Okay, but now consider an institution like the International Criminal Court, which is also rather convenient for us Bush-bashers to love. But look, if the ICC was the primary and most commonly-used structure for trying former war criminals, its rigid rules probably would have led to a similar purge of a huge number of high- and mid-level Baathists, along with prosecution of hordes of Iraqi army officers (which would have led to the same utter lack of competent Iraqi Security Forces we see today.) Perhaps.
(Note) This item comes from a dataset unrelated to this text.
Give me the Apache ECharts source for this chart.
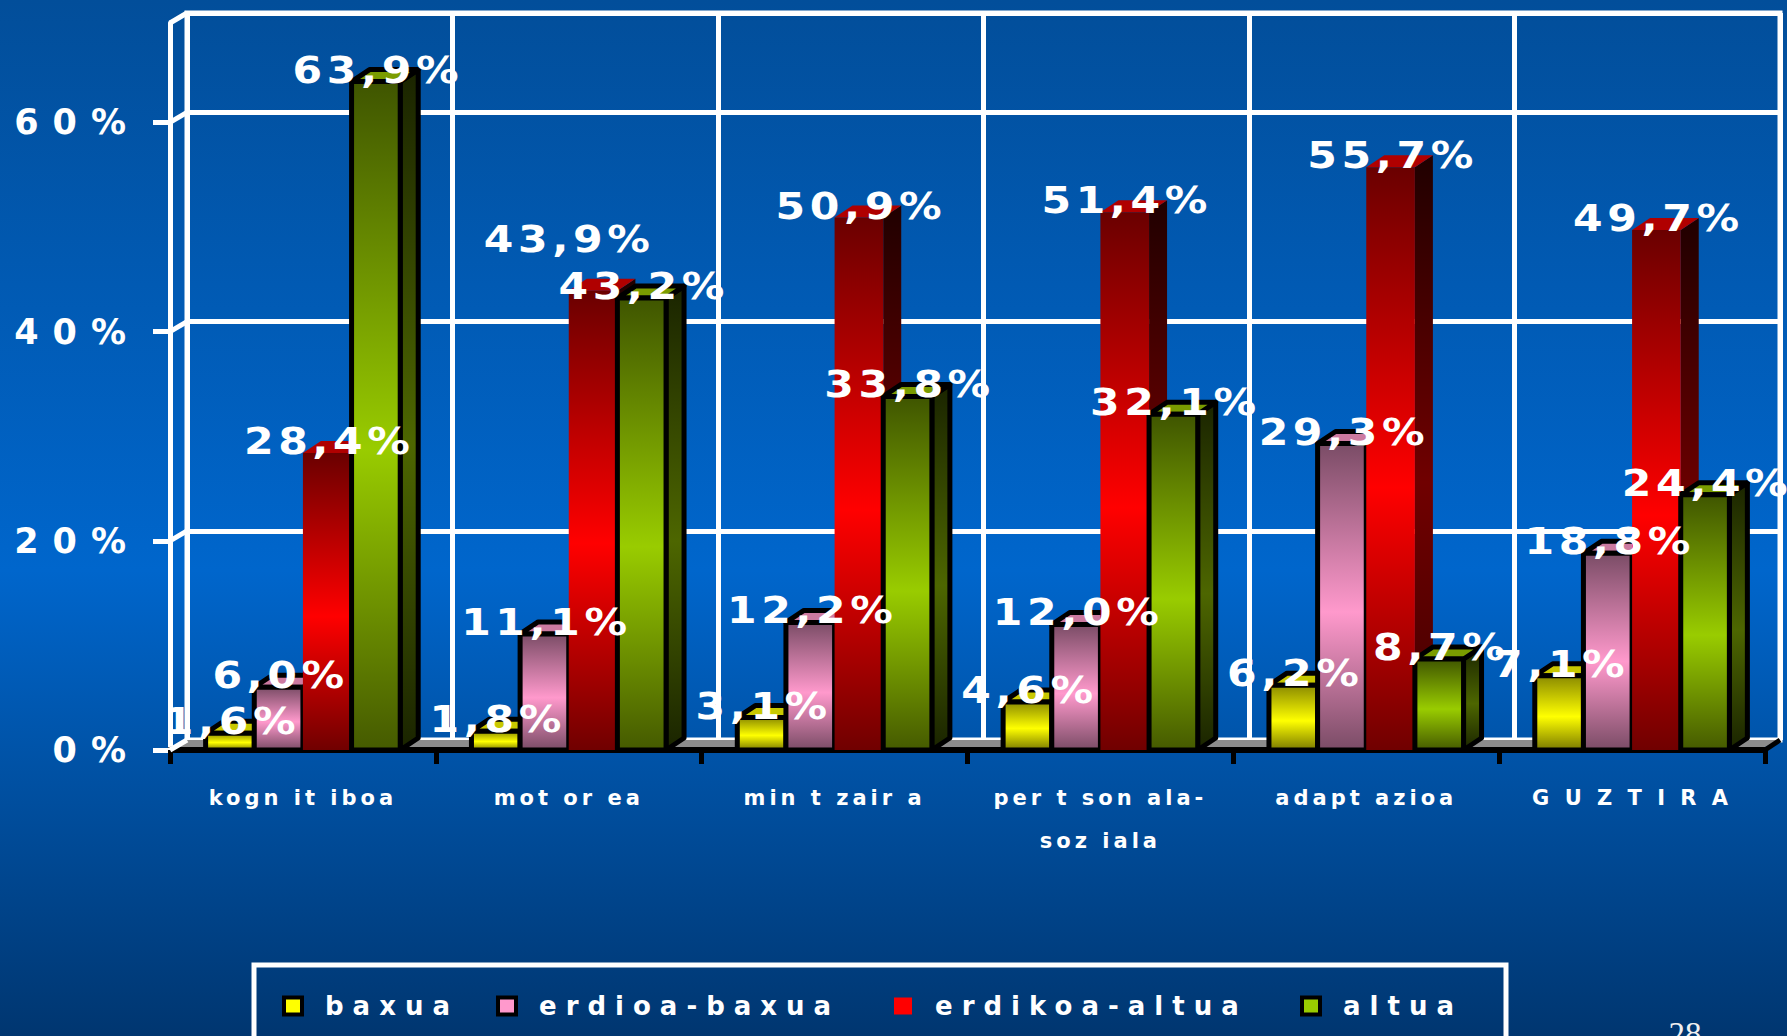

Or heck, take a better example: After Japan surrendered in 1945, the American occupation under MacArthur decided it didn't really want to prosecute that many high-level Japanese officials—only a select few truly rotten apples—because all those dastardly politicians and military officers and planners were actually needed to run Japan. So the U.S. and ten other nations set up a very ad hoc tribunal, held the Tokyo trials for a scant 28 Japanese war criminals, and dispatched a swift victor's justice. And they didn't really go much further. (Look at how many bad guys they let off scot free!) Looking at the ICC's charter, you could argue that the overseers of the Tokyo trials were indeed "unwilling or unable to genuinely carry out the investigation or prosecution," at which point the ICC would have had to step in. But the Tokyo trials worked because the U.S. was unwilling to go all the way.

My point, I guess, is that oftentimes there are sound pragmatic reasons not to punish defeated states too thoroughly and to forgive violations of international law, and when that happens, the crude practice of "victor's justice" and ad hoc tribunals can get the job done pretty well. Strict rules for war crimes prosecution, on the other hand, can be somewhat inflexible, ill-suited to the realities of war and peace. Again, I think. Note that this isn't the usual criticism of the ICC, that it would restrain American might (I don't think it would), but rather than it would hinder the ability for post-conflict reconciliation. Sometimes forgiveness is the way to go.

Admittedly, I've glossed over a lot of details about the ICC and war crimes tribunals, mainly because I'm somewhat ignorant, so this could all be quite wrong. But it's still, worth thinking about. My vague, vague, vague sense is that it's hard to make a principled case for the ICC that would actually reflect the reality of international relations. Nevertheless, it seems a fully-functioning ICC would provide for a nice tool to adjudicate certain conflicts, and the court would sit alongside a lot of other, more haphazard and ad hoc tools that would also be used just as frequently. But it's still a good tool! One of the benefits of the ICC, for instance, is that it would have an already-established infrastructure, so it would cost less to do your run-of-the-mill prosecutions (don't need to set up a brand new court each time). But more flexibility seems necessary, unless I'm misinterpreting something, which is possible.

(Also, there's a strong counter-argument here. If leaders of the future knew that they were more likely to be prosecuted under a strict and inflexible ICC regime, they would be less likely to violate international law in the first place. So you swap the benefit of forgiveness for the benefit of deterrence. Something tells me we had a similar debate to this a few weeks ago, over bankruptcy laws… Personally, I think deterrence is overrated—and also, the strict threat of prosecution may make many war criminals more reluctant to surrender, as was the case with Serbia, no?)